PERFORMANCE EVALUATION OF COLD IN-PLACE RECYCLING (CIR) MIXES FOR ONTARIO

Cold In-Place Recycling (CIR) is a conventional rehabilitation technique which uses 100% Recycled Asphalt Pavement (RAP). In common practices in Ontario for CIR, emulsified asphalt cement (AC) is added to the milled recycled pavement before placing it back onto the roadway. The pavement is also allowed to cure for 14 days before letting traffic back on. It is important to determine the strength of such a pavement technique in order determine how long the pavement will perform before any deteriorations occur. Varying percentages of added asphalt emulsion also affect the strength and workability of the mixtures. Furthermore, the curing time is also important to the whole process. The 14-day curing time might not be ideal for this technology but further laboratory investigation is encouraged. In this study, five different percentages of AC were used varying from 1.2% to 3.2% of the mass of the recycled aggregate. The workability and strength of each of these percentages were determined using dynamic modulus material testing. Along with varying percentages of AC, there was a duration test carried out using 1.2%AC in order to determine the optimal curing time for the mixture, before and after compaction, for laboratory test purposes.
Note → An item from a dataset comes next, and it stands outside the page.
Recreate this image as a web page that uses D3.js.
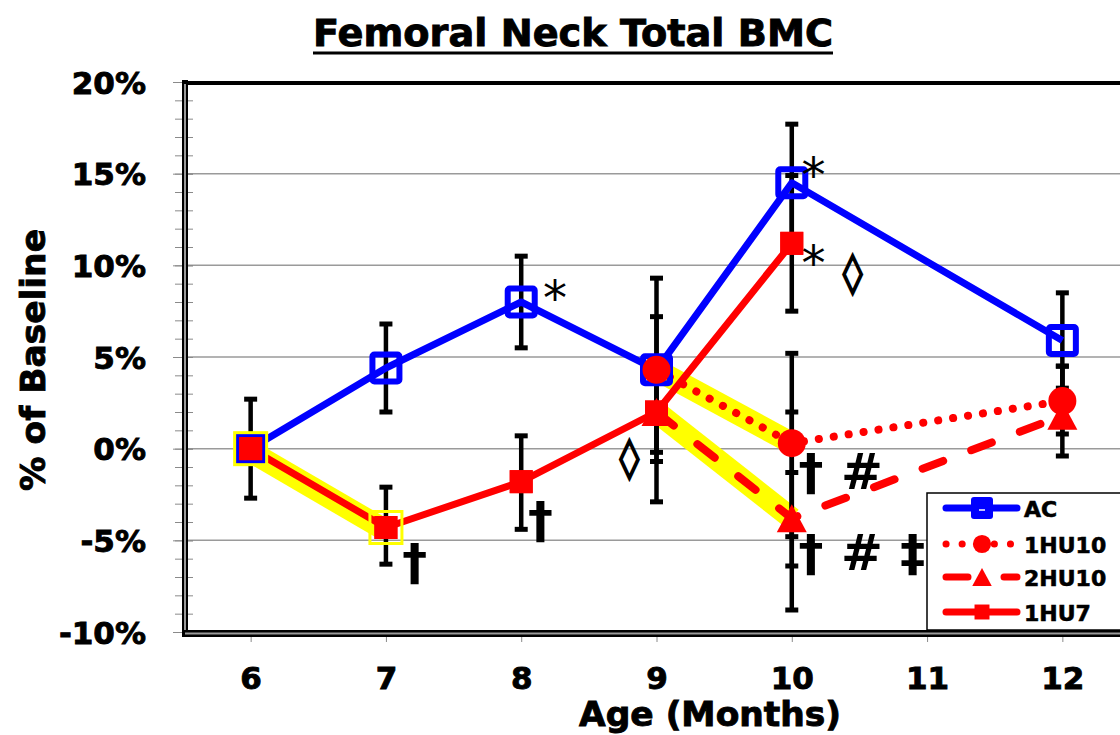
<!DOCTYPE html>
<html>
<head>
<meta charset="utf-8">
<title>Femoral Neck Total BMC</title>
<script src="https://cdn.jsdelivr.net/npm/d3@7"></script>
<style>body{margin:0;background:#fff}</style>
</head>
<body>
<svg width="1120" height="735" id="mainsvg"></svg>
<script>
// months shown on x axis
const months = [6, 7, 8, 9, 10, 11, 12];
const yTicks = [-10, -5, 0, 5, 10, 15, 20];

// series (% of baseline)
const acMonths = [6, 7, 8, 9, 10, 12];
const acValues = [0, 4.4, 8.0, 4.3, 14.5, 5.9];
const hu1x10Months = [9, 10, 12];
const hu1x10Values = [4.3, 0.3, 2.6];
const hu2x10Months = [9, 10, 12];
const hu2x10Values = [2.0, -3.8, 1.8];
const hu1x7Months = [6, 7, 8, 9, 10];
const hu1x7Values = [0, -4.3, -1.8, 2.0, 11.2];

// error bars: month, low, high
const errMonths = [6, 7, 7, 8, 8, 9, 9, 9, 10, 10, 10, 10, 10, 12, 12, 12];
const errLow    = [-2.7, 2.0, -6.3, 5.5, -4.4, -0.7, -2.9, -0.2, 11.3, 7.5, -4.8, -6.4, -8.8, 3.3, 0.8, -0.4];
const errHigh   = [2.7, 6.8, -2.1, 10.5, 0.7, 9.3, 7.2, 4.4, 17.7, 14.9, 5.2, -1.3, 2.0, 8.5, 4.5, 4.5];

// highlighted segments (series, from month, to month)
const hlSeries = ['1HU7', '1HU10', '2HU10'];
const hlFrom = [6, 9, 9];
const hlTo = [7, 10, 10];

// significance marks: text, month, value (baseline anchor)
const noteText = ['*', '*', '*', '\u25CA', '\u25CA', '\u2020', '\u2020', '\u2020 #', '\u2020 # \u2021'];
const noteMonth = [8.25, 10.16, 10.16, 10.45, 8.80, 7.12, 8.05, 10.05, 10.05];
const noteValue = [7.3, 14.0, 9.2, 8.9, -1.2, -7.1, -4.8, -2.2, -6.6];

const svg = d3.select('#mainsvg');
const font = "'DejaVu Sans', 'Liberation Sans', Arial, sans-serif";

const x = d3.scaleLinear().domain([5.5, 12.5]).range([183, 1130]);
const y = d3.scaleLinear().domain([-10, 20]).range([632, 82]);

const zip = (ms, vs) => ms.map((m, i) => ({m: m, v: vs[i]}));
const series = [
  {name: 'AC', pts: zip(acMonths, acValues), color: '#0000ff', width: 7, dash: null, marker: 'osq'},
  {name: '1HU10', pts: zip(hu1x10Months, hu1x10Values), color: '#ff0000', width: 8, dash: '0.1 15', marker: 'circle'},
  {name: '2HU10', pts: zip(hu2x10Months, hu2x10Values), color: '#ff0000', width: 8, dash: '22 30', marker: 'tri'},
  {name: '1HU7', pts: zip(hu1x7Months, hu1x7Values), color: '#ff0000', width: 7, dash: null, marker: 'sq'}
];
const byName = {};
series.forEach(s => byName[s.name] = s);

// heavy text look
const heavy = sel => sel.attr('font-family', font).attr('font-weight', 'bold')
  .attr('fill', '#000').attr('stroke', '#000').attr('stroke-width', 0.9);

// gridlines
svg.append('g').selectAll('line').data(yTicks.filter(d => d > -10 && d < 20)).join('line')
  .attr('x1', 187).attr('x2', 1120)
  .attr('y1', d => y(d)).attr('y2', d => y(d))
  .attr('stroke', '#9a9a9a').attr('stroke-width', 1.5);

// minor ticks
svg.append('g').attr('transform', 'translate(193,0)')
  .call(d3.axisLeft(y).tickValues(d3.range(-10, 21, 1)).tickSize(18).tickFormat(''))
  .call(g => g.select('.domain').remove())
  .selectAll('line').attr('stroke', '#8a8a8a');

// major ticks + labels
const yAxisG = svg.append('g').attr('transform', 'translate(193,0)')
  .call(d3.axisLeft(y).tickValues(yTicks).tickSize(20).tickPadding(27).tickFormat(d => d + '%'));
yAxisG.select('.domain').remove();
yAxisG.selectAll('line').attr('stroke', '#8a8a8a');
yAxisG.selectAll('text').call(heavy).attr('font-size', 31).attr('dy', '0.36em');

// x axis ticks + labels
const xAxisG = svg.append('g').attr('transform', 'translate(0,634)')
  .call(d3.axisBottom(x).tickValues(months).tickSize(8).tickFormat(d3.format('d')));
xAxisG.select('.domain').remove();
xAxisG.selectAll('line').attr('stroke', '#8a8a8a');
xAxisG.selectAll('text').call(heavy).attr('font-size', 31).attr('y', 55).attr('dy', 0);

// frame
svg.append('line').attr('x1', 183).attr('x2', 1120).attr('y1', 83).attr('y2', 83)
  .attr('stroke', '#000').attr('stroke-width', 4);
svg.append('rect').attr('x', 182).attr('y', 80).attr('width', 6).attr('height', 557).attr('fill', '#000');
svg.append('line').attr('x1', 185).attr('x2', 185).attr('y1', 84).attr('y2', 633)
  .attr('stroke', '#9a9a9a').attr('stroke-width', 2);
svg.append('rect').attr('x', 182).attr('y', 630).attr('width', 940).attr('height', 7).attr('fill', '#000');
svg.append('line').attr('x1', 185).attr('x2', 1120).attr('y1', 633.5).attr('y2', 633.5)
  .attr('stroke', '#9a9a9a').attr('stroke-width', 2);

const line = d3.line().x(d => x(d.m)).y(d => y(d.v));

// yellow highlights
hlSeries.forEach((name, i) => {
  const seg = byName[name].pts.filter(p => p.m >= hlFrom[i] && p.m <= hlTo[i]);
  svg.append('path').attr('d', line(seg))
    .attr('transform', name === '1HU7' ? 'translate(0,3)' : null)
    .attr('fill', 'none').attr('stroke', '#ffff00').attr('stroke-width', 22);
});

// error bars
const errG = svg.append('g');
errMonths.forEach((m, i) => {
  const cx = x(m);
  errG.append('line').attr('x1', cx).attr('x2', cx).attr('y1', y(errLow[i])).attr('y2', y(errHigh[i]))
    .attr('stroke', '#000').attr('stroke-width', 4.5);
  [errLow[i], errHigh[i]].forEach(v => {
    errG.append('line').attr('x1', cx - 6.5).attr('x2', cx + 6.5).attr('y1', y(v)).attr('y2', y(v))
      .attr('stroke', '#000').attr('stroke-width', 5);
  });
});

// lines
series.forEach(s => {
  svg.append('path').attr('d', line(s.pts)).attr('fill', 'none')
    .attr('stroke', s.color).attr('stroke-width', s.width)
    .attr('stroke-linecap', s.dash ? 'round' : 'butt')
    .attr('stroke-linejoin', 'round')
    .attr('stroke-dasharray', s.dash);
});

function drawMarker(g, type, cx, cy, k) {
  if (type === 'osq') {
    const a = 27 * k;
    g.append('rect').attr('x', cx - a / 2).attr('y', cy - a / 2).attr('width', a).attr('height', a)
      .attr('fill', 'none').attr('stroke', '#0000ff').attr('stroke-width', 6 * k).attr('rx', 2);
  } else if (type === 'sq') {
    const a = 23 * k;
    g.append('rect').attr('x', cx - a / 2).attr('y', cy - a / 2).attr('width', a).attr('height', a)
      .attr('fill', '#ff0000');
  } else if (type === 'circle') {
    g.append('circle').attr('cx', cx).attr('cy', cy).attr('r', 14 * k).attr('fill', '#ff0000');
  } else if (type === 'tri') {
    const w = 30 * k, h = 28 * k;
    g.append('path').attr('d', `M${cx},${cy - h / 2}L${cx + w / 2},${cy + h / 2}L${cx - w / 2},${cy + h / 2}Z`)
      .attr('fill', '#ff0000');
  }
}

// markers
const markG = svg.append('g');
series.forEach(s => {
  s.pts.forEach(p => drawMarker(markG, s.marker, x(p.m), y(p.v), 1));
  if (s.name === '1HU7') {
    // yellow outline on highlighted start/end markers
    s.pts.filter(p => p.m >= hlFrom[0] && p.m <= hlTo[0]).forEach(p => {
      markG.append('rect').attr('x', x(p.m) - 16).attr('y', y(p.v) - 16).attr('width', 32).attr('height', 32)
        .attr('fill', 'none').attr('stroke', '#ffff00').attr('stroke-width', 3);
    });
    s.pts.forEach(p => drawMarker(markG, s.marker, x(p.m), y(p.v), 1));
  }
});

// significance marks
noteText.forEach((t, i) => {
  const isStar = t === '*';
  const isLoz = t === '\u25CA';
  svg.append('text').attr('x', x(noteMonth[i])).attr('y', y(noteValue[i]))
    .attr('text-anchor', (isStar || isLoz) ? 'middle' : 'start')
    .attr('font-family', font)
    .attr('font-weight', isStar ? 'normal' : 'bold')
    .attr('font-size', isStar ? 48 : (isLoz ? 40 : 50))
    .attr('fill', '#000')
    .attr('stroke', isLoz ? '#000' : null)
    .attr('stroke-width', isLoz ? 1.6 : null)
    .attr('xml:space', 'preserve')
    .text(t);
});

// legend
const lg = svg.append('g');
lg.append('rect').attr('x', 927).attr('y', 493).attr('width', 200).attr('height', 137)
  .attr('fill', '#fff').attr('stroke', '#000').attr('stroke-width', 1.5);
const legendY = [508, 544, 577, 612];
series.forEach((s, i) => {
  const ly = legendY[i];
  lg.append('line').attr('x1', 946).attr('x2', 1017).attr('y1', ly).attr('y2', ly)
    .attr('stroke', s.color).attr('stroke-width', 7)
    .attr('stroke-linecap', 'round')
    .attr('stroke-dasharray', s.dash === '22 30' ? '22 36' : (s.dash ? '0.1 16' : null));
  if (s.marker === 'osq') {
    lg.append('rect').attr('x', 971).attr('y', ly - 11).attr('width', 22).attr('height', 22).attr('rx', 3)
      .attr('fill', '#0000ff');
    lg.append('line').attr('x1', 979).attr('x2', 985).attr('y1', ly + 2).attr('y2', ly + 2)
      .attr('stroke', '#fff').attr('stroke-width', 1.5);
  } else {
    drawMarker(lg, s.marker, 982, ly, 0.65);
  }
  lg.append('text').attr('x', 1024).attr('y', ly + 9).call(heavy).attr('stroke-width', 0.6)
    .attr('font-size', 22).text(s.name);
});

// titles
svg.append('text').attr('x', 573).attr('y', 46).attr('text-anchor', 'middle')
  .call(heavy).attr('font-size', 37)
  .attr('textLength', 520).attr('lengthAdjust', 'spacingAndGlyphs')
  .text('Femoral Neck Total BMC');
svg.append('line').attr('x1', 313).attr('x2', 833).attr('y1', 53).attr('y2', 53)
  .attr('stroke', '#000').attr('stroke-width', 3);

svg.append('text').attr('transform', 'translate(45,360) rotate(-90)').attr('text-anchor', 'middle')
  .call(heavy).attr('font-size', 34)
  .attr('textLength', 262).attr('lengthAdjust', 'spacingAndGlyphs')
  .text('% of Baseline');

svg.append('text').attr('x', 710).attr('y', 726).attr('text-anchor', 'middle')
  .call(heavy).attr('font-size', 33)
  .attr('textLength', 262).attr('lengthAdjust', 'spacingAndGlyphs')
  .text('Age (Months)');
</script>
</body>
</html>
Using AC extraction, it was observed that the Southern Ontario RAP contained 4.77% of existing AC. Adding an additional 3.2%AC to this RAP, gave a mixture that performed best in terms of strength gain and rutting resistance. The duration tests determined that a time of 0 to 2 days before compaction and 7 to 14 days after compaction allowed for the best strength gain for the mixes, at different frequencies. Having a set %AC in accordance to the type and location of the obtained RAP causes a big change in the strength gain of the final mix. The curing time of the mix before and after compaction also controls the strength gain. Curing it properly allows it to resist fatigue cracking under higher frequency of loading and rutting at lower frequencies.